On July 15, 1990, the Company suspended payment of interest on
its 13% Convertible Subordinated Debentures. On August 15, 1990, the
Company was declared in default of its debenture obligations by the
debenture Trustee. The debenture default also created a default
under terms of the Company's Industrial Revenue Bond obligations.
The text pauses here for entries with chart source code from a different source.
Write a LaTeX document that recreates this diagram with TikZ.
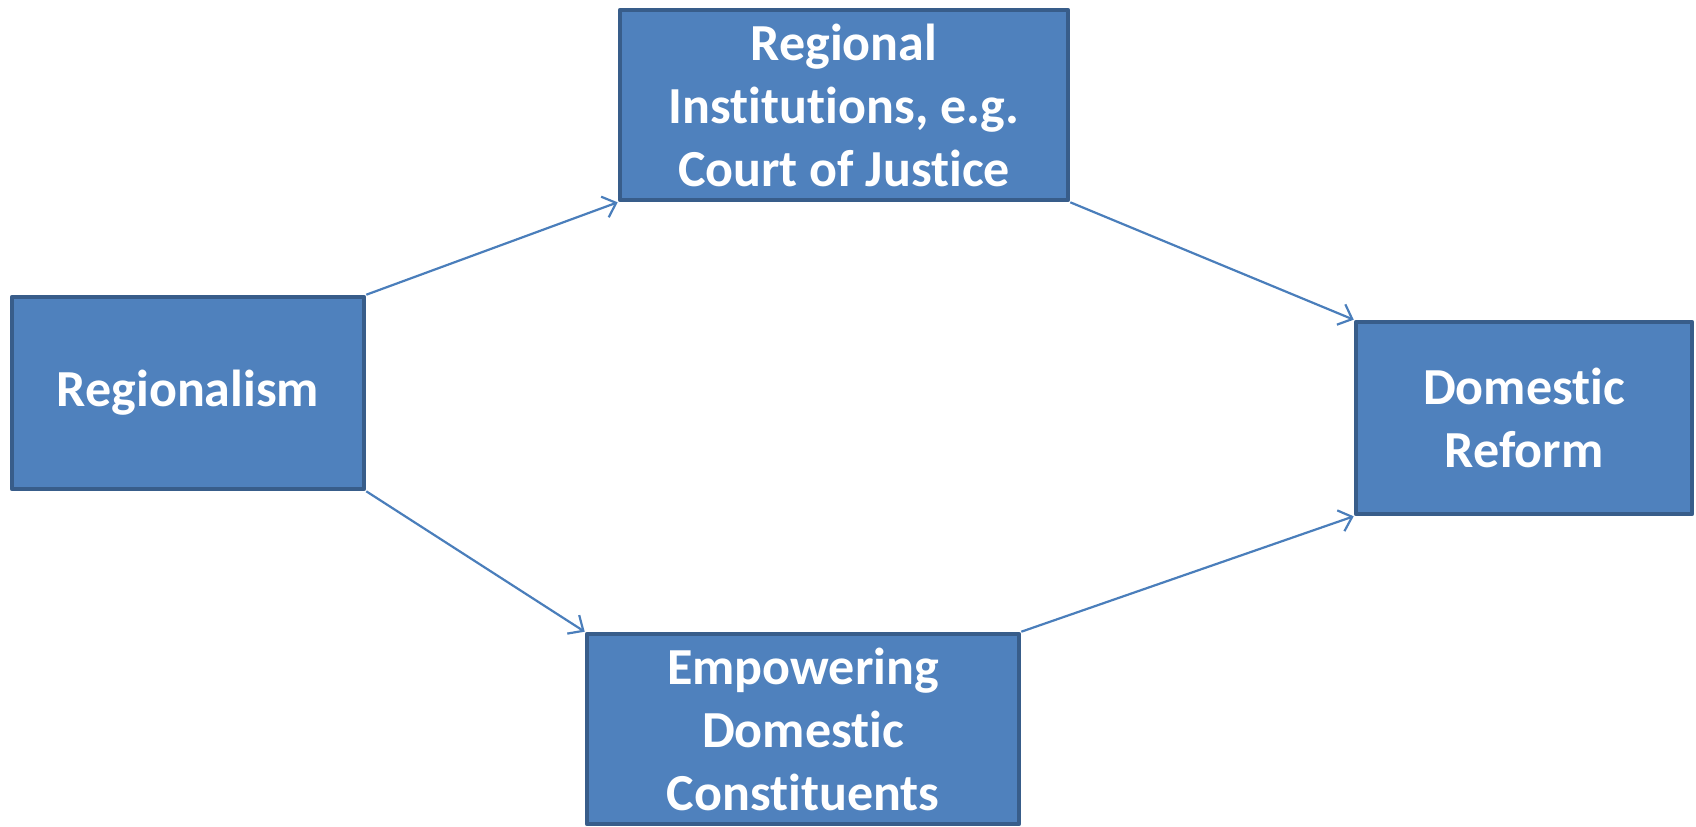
\documentclass[tikz,border=0pt]{standalone}
\usepackage{fontspec}
\setmainfont{Carlito}[Ligatures=NoCommon]
\usetikzlibrary{arrows.meta}
\definecolor{boxfill}{HTML}{4F81BD}
\definecolor{boxline}{HTML}{385D8A}
\definecolor{arrowblue}{HTML}{4A7EBB}
\begin{document}
\begin{tikzpicture}[x=0.5pt,y=-0.5pt,line join=round,
	blockbox/.style={draw=boxline,fill=boxfill,line width=2.3pt,text=white,align=center,
		font=\fontsize{26}{31.5}\selectfont\bfseries,inner sep=0pt},
	link/.style={draw=arrowblue,line width=1.1pt,-{Straight Barb[length=6pt,width=11pt]}}]
			\useasboundingbox (0,0) rectangle (1696,826);
			\node[blockbox,minimum width=176pt,minimum height=96pt] (regionalism) at (188,393) {Regionalism};
			\node[blockbox,minimum width=224pt,minimum height=95pt] (institutions) at (844,105) {Regional\\Institutions, e.g.\\Court of Justice};
			\node[blockbox,minimum width=168pt,minimum height=96pt] (reform) at (1524,418) {Domestic\\Reform};
			\node[blockbox,minimum width=216pt,minimum height=95pt] (empowering) at (803,729) {Empowering\\Domestic\\Constituents};
			\draw[link] (regionalism.north east)--(institutions.south west);
			\draw[link] (regionalism.south east)--(empowering.north west);
			\draw[link] (institutions.south east)--(reform.north west);
			\draw[link] (empowering.north east)--(reform.south west);
			\end{tikzpicture}
\end{document}
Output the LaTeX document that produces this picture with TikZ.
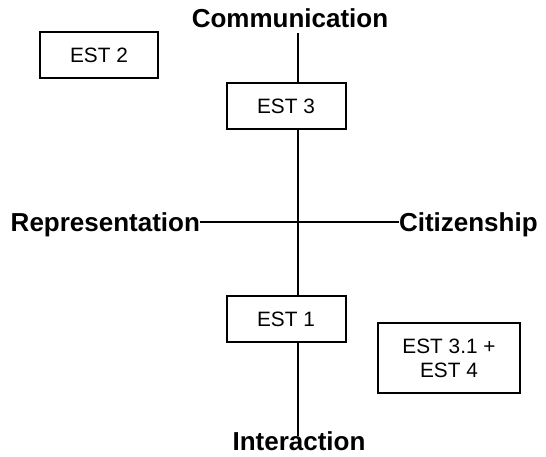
\documentclass[tikz,border=0pt]{standalone}
\usepackage{fontspec}
\setmainfont{Liberation Sans}
\begin{document}
\begin{tikzpicture}[x=1pt,y=-1pt,
  estbox/.style={draw, line width=2pt, fill=white, inner sep=0pt, outer sep=0pt,
    align=center, font=\fontsize{20.8}{24}\selectfont},
  axislabel/.style={inner sep=0pt, outer sep=0pt, font=\fontsize{26}{30}\selectfont\bfseries},
  axis/.style={line width=2pt}]
\useasboundingbox (0,0) rectangle (546,456);

% axis end points and crossing
\coordinate (top) at (298,33);
\coordinate (bot) at (298,436);
\coordinate (cross) at (298,222);

% axis labels
\node[axislabel, anchor=base] (comm) at (290,27) {Communication};
\node[axislabel, anchor=base] (inter) at (299,450) {Interaction};
\node[axislabel, anchor=base east] (repr) at (200,231) {Representation};
\node[axislabel, anchor=base west] (citi) at (399,231) {Citizenship};

% boxes
\node[estbox, minimum width=118pt, minimum height=46pt] (est2) at (99,55) {EST 2};
\node[estbox, minimum width=119pt, minimum height=46pt] (est3) at (286,106) {EST 3};
\node[estbox, minimum width=119pt, minimum height=46pt] (est1) at (286,319) {EST 1};
\node[estbox, minimum width=142pt, minimum height=70pt] (est31) at (449,358) {EST 3.1 +\\EST 4};

% axes
\draw[axis] (top) -- (top |- est3.north);
\draw[axis] (top |- est3.south) -- (top |- est1.north);
\draw[axis] (top |- est1.south) -- (bot);
\draw[axis] (repr.east |- cross) -- (citi.west |- cross);
\end{tikzpicture}
\end{document}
Accordingly, the Company classified these debt obligations as current
liabilities.
During fiscal 1996, the Company purchased $142,000 ($786,000 in
1995 and $187,000 in 1994) face amount of its 13% Convertible
Subordinated Debentures at a discount. The purchases reduced
indebtedness and accrued interest by $252,000 ($1,292,000 in 1995 and
$289,000 in 1994) and resulted in a $242,000 ($1,231,000 in 1995 and
$276,000 in 1994) extraordinary gain.
During fiscal 1995 the Company settled its industrial revenue
bond obligations to NationsBank for $100,000 cash which resulted in a
$368,000 extraordinary gain. The Company subsequently sold related
North Carolina real estate for $18,000 which was reflected as other
income.
Retiree deferred compensation represents obligations under
agreements with certain retired employees to provide them deferred
compensation. The obligations are stated at their present value, bear
interest at the imputed rate of 9% and are payable in monthly
installments. During fiscal 1991 the Company suspended its deferred
compensation payments.
During fiscal 1996, the Company settled deferred compensation
obligations at discounted amounts which resulted in a $158,000
extraordinary gain.
22
SEMICON, INC.
NOTES TO FINANCIAL STATEMENTS
June 30, 1996, 1995 and 1994
NOTE C-RESERVES FOR RESTRUCTURING AND ENVIRONMENTAL COSTS
The balance sheet reserves for restructuring and environmental
costs included the following at June 30, 1996 and 1995:
1996 1995
---------- ----------
Environmental matters $ 848,000 $ 848,000
Debt restructuring
and related matters 452,000 452,000
---------- ----------
$1,300,000 $1,300,000
========== ==========
Reserves for environmental matters were originally established
in 1990 to cover (1) the estimated cost of remediation of an
environmental matter at the Company's Burlington, Massachusetts
facility, (2) a $200,000 potentially responsible party group settlement
contingent liability associated with the Company's Burlington,
Massachusetts facility to be paid when the Company's net worth exceeds
$1,000,000 and (3) a potential liability associated with an
environmental matter at a former subsidiary operation. The Company has
agreed to remediate environmental problems at its Burlington,
Massachusetts operating site, currently estimated to cost 350,000 to
600,000, by November 1999. In September 1996, the Company filed its
most recent "financial inability" notice with the commonwealth of
Massachusetts indicating that it cannot afford to pay the cost of
remediation. If the Commonwealth of Massachusetts requires remediation
in spite of the Company's financial inability to comply, the Company
will be forced to liquidate under Chapter 7 of the United States
Bankruptcy Code. The Company was designated a potentially responsible
party ("PRP") by the United States Environmental Protection Agency at a
superfund landfill site in Lowell, Massachusetts. The settling PRP
group has demanded that the Company pay 10.8% of the $20,000,000 to
25,000,000 estimated cost of landfill cleanup. The Company intends to
defend itself against this claim. Comprehensive remediation could
exceed the Company's cash resources and force reorganization or
liquidation of the Company under the United States Bankruptcy Code.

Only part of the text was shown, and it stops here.